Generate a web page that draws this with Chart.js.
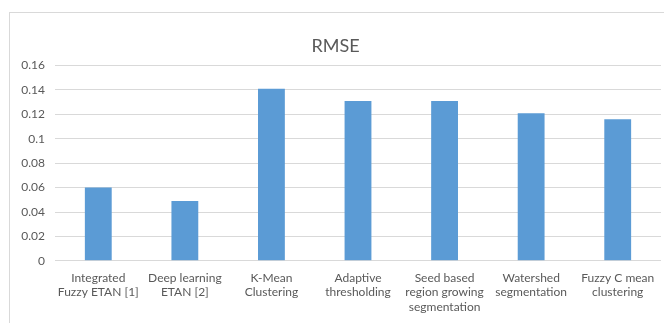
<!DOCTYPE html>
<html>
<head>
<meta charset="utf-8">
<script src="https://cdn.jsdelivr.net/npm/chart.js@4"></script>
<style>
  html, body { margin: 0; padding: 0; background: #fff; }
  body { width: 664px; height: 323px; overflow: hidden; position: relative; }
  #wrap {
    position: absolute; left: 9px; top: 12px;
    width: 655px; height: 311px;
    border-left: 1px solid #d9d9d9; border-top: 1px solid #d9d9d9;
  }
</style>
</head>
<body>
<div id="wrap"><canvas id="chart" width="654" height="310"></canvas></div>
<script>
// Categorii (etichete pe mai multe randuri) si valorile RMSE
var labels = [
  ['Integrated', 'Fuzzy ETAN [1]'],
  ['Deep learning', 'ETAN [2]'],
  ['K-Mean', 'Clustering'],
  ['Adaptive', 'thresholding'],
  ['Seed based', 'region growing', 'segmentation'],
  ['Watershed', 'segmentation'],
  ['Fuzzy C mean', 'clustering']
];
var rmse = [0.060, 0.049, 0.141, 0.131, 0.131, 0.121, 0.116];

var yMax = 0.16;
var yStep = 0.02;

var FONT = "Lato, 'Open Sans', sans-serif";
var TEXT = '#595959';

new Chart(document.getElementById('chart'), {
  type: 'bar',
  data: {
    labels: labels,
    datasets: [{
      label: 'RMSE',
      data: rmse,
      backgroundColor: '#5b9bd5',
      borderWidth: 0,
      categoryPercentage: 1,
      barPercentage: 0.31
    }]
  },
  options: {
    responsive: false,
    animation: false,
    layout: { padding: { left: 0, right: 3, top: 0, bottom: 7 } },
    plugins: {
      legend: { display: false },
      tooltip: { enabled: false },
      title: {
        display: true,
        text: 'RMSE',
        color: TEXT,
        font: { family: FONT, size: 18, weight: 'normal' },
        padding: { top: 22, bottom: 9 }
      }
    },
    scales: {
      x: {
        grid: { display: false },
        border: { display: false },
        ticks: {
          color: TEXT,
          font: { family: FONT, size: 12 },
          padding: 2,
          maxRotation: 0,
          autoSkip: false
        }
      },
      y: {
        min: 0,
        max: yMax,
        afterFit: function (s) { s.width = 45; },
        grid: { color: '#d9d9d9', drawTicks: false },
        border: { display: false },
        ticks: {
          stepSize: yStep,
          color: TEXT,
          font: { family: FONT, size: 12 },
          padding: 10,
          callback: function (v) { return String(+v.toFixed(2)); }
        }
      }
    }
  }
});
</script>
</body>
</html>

──────────

> [Goal]
From the first line of the material down to the line containing "var TEXT = '#595959';", inclusive, return each line exactly, skipping any picture.

> [Result for this task]
Generate a web page that draws this with Chart.js.
<!DOCTYPE html>
<html>
<head>
<meta charset="utf-8">
<script src="https://cdn.jsdelivr.net/npm/chart.js@4"></script>
<style>
  html, body { margin: 0; padding: 0; background: #fff; }
  body { width: 664px; height: 323px; overflow: hidden; position: relative; }
  #wrap {
    position: absolute; left: 9px; top: 12px;
    width: 655px; height: 311px;
    border-left: 1px solid #d9d9d9; border-top: 1px solid #d9d9d9;
  }
</style>
</head>
<body>
<div id="wrap"><canvas id="chart" width="654" height="310"></canvas></div>
<script>
// Categorii (etichete pe mai multe randuri) si valorile RMSE
var labels = [
  ['Integrated', 'Fuzzy ETAN [1]'],
  ['Deep learning', 'ETAN [2]'],
  ['K-Mean', 'Clustering'],
  ['Adaptive', 'thresholding'],
  ['Seed based', 'region growing', 'segmentation'],
  ['Watershed', 'segmentation'],
  ['Fuzzy C mean', 'clustering']
];
var rmse = [0.060, 0.049, 0.141, 0.131, 0.131, 0.121, 0.116];

var yMax = 0.16;
var yStep = 0.02;

var FONT = "Lato, 'Open Sans', sans-serif";
var TEXT = '#595959';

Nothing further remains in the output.